Work to do:
Copy exactly, and only, the lines between the start of the entries below and the line containing "const rowGap = 24.3;", both inclusive. Omit pictures.

Begin

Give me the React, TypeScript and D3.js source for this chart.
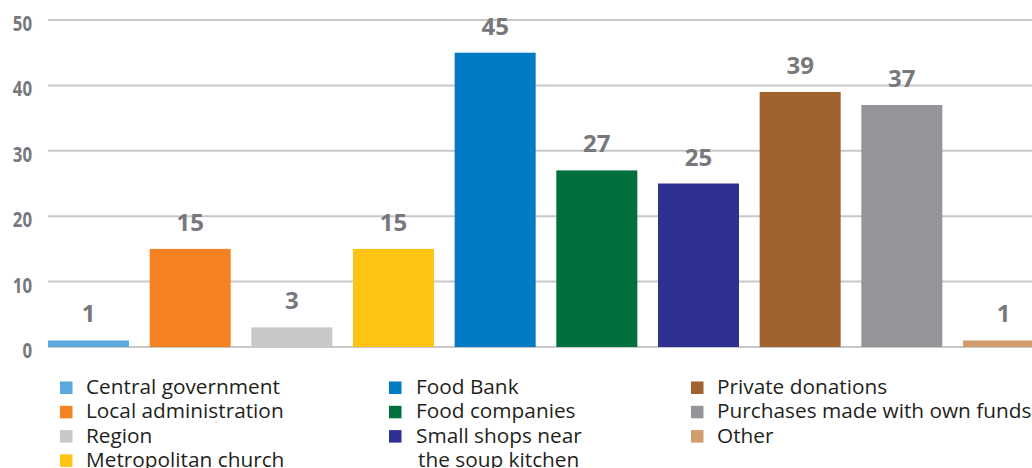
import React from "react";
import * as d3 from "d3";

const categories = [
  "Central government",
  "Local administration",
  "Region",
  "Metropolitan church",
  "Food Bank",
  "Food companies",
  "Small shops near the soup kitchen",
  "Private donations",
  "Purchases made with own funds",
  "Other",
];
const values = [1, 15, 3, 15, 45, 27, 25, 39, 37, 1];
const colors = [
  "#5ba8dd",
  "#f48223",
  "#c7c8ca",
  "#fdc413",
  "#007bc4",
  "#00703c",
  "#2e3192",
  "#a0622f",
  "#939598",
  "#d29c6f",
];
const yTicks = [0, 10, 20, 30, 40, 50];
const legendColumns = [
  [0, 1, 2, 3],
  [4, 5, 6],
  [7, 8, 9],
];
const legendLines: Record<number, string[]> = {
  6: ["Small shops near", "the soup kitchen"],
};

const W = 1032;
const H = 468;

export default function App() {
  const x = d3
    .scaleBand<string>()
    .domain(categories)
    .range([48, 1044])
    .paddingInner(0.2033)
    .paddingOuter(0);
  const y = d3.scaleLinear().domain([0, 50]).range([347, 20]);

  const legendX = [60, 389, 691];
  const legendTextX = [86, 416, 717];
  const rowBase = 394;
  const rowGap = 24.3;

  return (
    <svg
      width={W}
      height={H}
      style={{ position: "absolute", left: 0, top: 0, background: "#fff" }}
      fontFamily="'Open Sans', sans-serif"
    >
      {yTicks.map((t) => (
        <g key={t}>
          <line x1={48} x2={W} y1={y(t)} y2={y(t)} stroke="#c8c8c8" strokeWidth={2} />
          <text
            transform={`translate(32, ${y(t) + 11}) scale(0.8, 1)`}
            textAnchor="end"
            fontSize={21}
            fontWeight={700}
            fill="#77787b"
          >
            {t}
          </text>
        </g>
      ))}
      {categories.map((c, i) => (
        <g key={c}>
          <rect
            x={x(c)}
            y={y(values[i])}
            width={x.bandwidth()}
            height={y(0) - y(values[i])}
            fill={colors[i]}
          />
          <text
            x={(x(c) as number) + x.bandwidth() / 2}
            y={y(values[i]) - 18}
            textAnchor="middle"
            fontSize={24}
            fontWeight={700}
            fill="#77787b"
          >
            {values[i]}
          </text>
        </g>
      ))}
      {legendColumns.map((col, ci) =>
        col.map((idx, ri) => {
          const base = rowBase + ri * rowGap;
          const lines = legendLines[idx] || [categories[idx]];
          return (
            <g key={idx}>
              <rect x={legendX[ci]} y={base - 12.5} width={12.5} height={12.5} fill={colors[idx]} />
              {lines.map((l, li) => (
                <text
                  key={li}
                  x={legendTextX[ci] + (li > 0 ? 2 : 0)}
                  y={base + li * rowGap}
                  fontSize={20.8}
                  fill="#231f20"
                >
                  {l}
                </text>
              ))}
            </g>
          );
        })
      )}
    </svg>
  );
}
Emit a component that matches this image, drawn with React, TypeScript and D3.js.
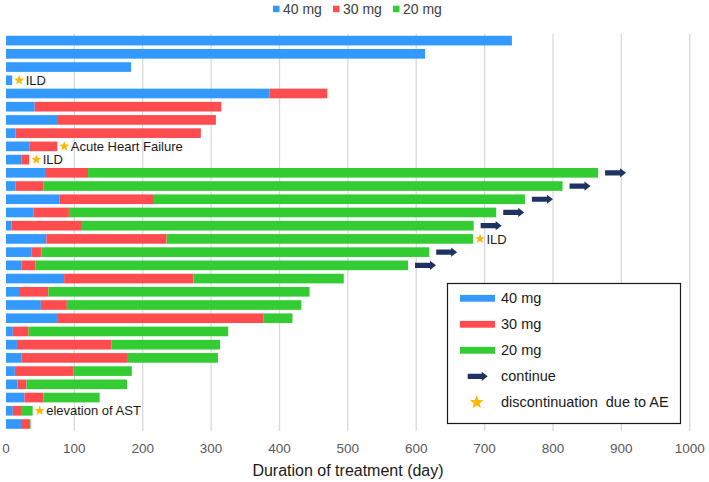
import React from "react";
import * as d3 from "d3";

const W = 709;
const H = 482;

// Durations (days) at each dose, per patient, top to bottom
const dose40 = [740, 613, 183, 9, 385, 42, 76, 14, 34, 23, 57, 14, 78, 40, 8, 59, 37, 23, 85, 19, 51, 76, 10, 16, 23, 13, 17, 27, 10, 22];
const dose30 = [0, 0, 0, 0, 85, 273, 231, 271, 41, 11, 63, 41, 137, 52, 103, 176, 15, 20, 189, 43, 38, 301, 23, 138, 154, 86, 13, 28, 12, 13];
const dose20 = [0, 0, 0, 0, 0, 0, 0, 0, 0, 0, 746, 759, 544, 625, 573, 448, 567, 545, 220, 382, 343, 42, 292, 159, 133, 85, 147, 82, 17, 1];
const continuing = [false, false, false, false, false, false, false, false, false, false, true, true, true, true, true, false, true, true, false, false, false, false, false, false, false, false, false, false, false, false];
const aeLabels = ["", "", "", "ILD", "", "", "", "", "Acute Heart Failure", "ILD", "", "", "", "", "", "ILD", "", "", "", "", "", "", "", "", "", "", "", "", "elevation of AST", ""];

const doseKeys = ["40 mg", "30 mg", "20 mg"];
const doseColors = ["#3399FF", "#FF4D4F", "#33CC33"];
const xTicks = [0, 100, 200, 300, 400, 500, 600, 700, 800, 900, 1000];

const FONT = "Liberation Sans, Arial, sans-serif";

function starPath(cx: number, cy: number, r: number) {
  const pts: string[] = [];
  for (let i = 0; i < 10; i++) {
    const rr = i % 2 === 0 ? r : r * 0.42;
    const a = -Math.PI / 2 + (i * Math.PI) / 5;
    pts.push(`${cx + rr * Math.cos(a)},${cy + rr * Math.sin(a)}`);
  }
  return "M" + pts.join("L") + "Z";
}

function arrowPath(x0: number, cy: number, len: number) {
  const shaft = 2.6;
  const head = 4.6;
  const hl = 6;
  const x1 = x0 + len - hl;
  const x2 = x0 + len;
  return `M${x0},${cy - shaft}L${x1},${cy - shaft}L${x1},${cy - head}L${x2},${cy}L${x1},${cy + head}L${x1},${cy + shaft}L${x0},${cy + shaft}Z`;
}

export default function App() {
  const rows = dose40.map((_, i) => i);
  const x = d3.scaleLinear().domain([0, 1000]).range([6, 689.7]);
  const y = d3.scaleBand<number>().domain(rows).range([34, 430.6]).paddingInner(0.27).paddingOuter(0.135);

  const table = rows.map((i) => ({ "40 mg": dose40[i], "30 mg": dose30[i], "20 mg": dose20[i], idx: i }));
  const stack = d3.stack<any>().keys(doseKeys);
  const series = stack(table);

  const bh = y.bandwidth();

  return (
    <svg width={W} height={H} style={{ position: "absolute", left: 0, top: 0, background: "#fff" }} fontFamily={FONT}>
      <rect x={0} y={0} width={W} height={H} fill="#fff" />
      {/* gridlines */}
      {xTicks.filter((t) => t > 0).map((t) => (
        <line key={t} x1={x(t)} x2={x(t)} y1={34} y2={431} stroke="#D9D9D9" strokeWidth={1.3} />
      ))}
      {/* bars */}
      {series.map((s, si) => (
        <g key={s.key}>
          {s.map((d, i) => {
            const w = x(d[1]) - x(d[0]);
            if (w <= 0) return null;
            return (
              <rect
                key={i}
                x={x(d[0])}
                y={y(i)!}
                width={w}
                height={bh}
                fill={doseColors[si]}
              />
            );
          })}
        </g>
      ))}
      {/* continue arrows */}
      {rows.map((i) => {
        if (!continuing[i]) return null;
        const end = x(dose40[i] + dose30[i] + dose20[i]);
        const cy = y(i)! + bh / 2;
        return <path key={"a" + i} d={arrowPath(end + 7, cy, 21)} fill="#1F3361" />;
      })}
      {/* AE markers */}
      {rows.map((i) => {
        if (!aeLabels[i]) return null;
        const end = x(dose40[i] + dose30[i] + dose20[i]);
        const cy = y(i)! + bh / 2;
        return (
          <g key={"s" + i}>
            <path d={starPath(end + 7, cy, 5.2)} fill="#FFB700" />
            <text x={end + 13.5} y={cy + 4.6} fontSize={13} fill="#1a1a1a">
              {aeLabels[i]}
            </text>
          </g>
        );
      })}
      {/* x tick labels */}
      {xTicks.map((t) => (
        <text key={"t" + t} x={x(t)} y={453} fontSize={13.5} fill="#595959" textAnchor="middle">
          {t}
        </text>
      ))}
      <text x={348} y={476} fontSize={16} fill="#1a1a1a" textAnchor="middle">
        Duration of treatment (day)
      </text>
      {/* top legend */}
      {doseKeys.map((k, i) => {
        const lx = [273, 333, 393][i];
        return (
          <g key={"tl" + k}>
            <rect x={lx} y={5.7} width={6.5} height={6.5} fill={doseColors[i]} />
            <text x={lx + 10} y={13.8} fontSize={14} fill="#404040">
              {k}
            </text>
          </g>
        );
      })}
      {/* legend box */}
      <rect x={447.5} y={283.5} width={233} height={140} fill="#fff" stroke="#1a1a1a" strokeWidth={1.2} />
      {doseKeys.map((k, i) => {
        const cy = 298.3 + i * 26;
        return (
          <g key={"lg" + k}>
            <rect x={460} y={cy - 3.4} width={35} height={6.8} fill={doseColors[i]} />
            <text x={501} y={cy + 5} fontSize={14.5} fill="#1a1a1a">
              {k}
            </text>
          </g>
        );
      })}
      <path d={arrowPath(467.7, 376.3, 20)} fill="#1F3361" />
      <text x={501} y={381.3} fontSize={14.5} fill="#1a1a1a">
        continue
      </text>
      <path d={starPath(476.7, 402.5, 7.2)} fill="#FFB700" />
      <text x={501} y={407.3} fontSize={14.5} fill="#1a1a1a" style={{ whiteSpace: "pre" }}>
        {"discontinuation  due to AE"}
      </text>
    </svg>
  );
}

End

Task answer:
Give me the React, TypeScript and D3.js source for this chart.
import React from "react";
import * as d3 from "d3";

const categories = [
  "Central government",
  "Local administration",
  "Region",
  "Metropolitan church",
  "Food Bank",
  "Food companies",
  "Small shops near the soup kitchen",
  "Private donations",
  "Purchases made with own funds",
  "Other",
];
const values = [1, 15, 3, 15, 45, 27, 25, 39, 37, 1];
const colors = [
  "#5ba8dd",
  "#f48223",
  "#c7c8ca",
  "#fdc413",
  "#007bc4",
  "#00703c",
  "#2e3192",
  "#a0622f",
  "#939598",
  "#d29c6f",
];
const yTicks = [0, 10, 20, 30, 40, 50];
const legendColumns = [
  [0, 1, 2, 3],
  [4, 5, 6],
  [7, 8, 9],
];
const legendLines: Record<number, string[]> = {
  6: ["Small shops near", "the soup kitchen"],
};

const W = 1032;
const H = 468;

export default function App() {
  const x = d3
    .scaleBand<string>()
    .domain(categories)
    .range([48, 1044])
    .paddingInner(0.2033)
    .paddingOuter(0);
  const y = d3.scaleLinear().domain([0, 50]).range([347, 20]);

  const legendX = [60, 389, 691];
  const legendTextX = [86, 416, 717];
  const rowBase = 394;
  const rowGap = 24.3;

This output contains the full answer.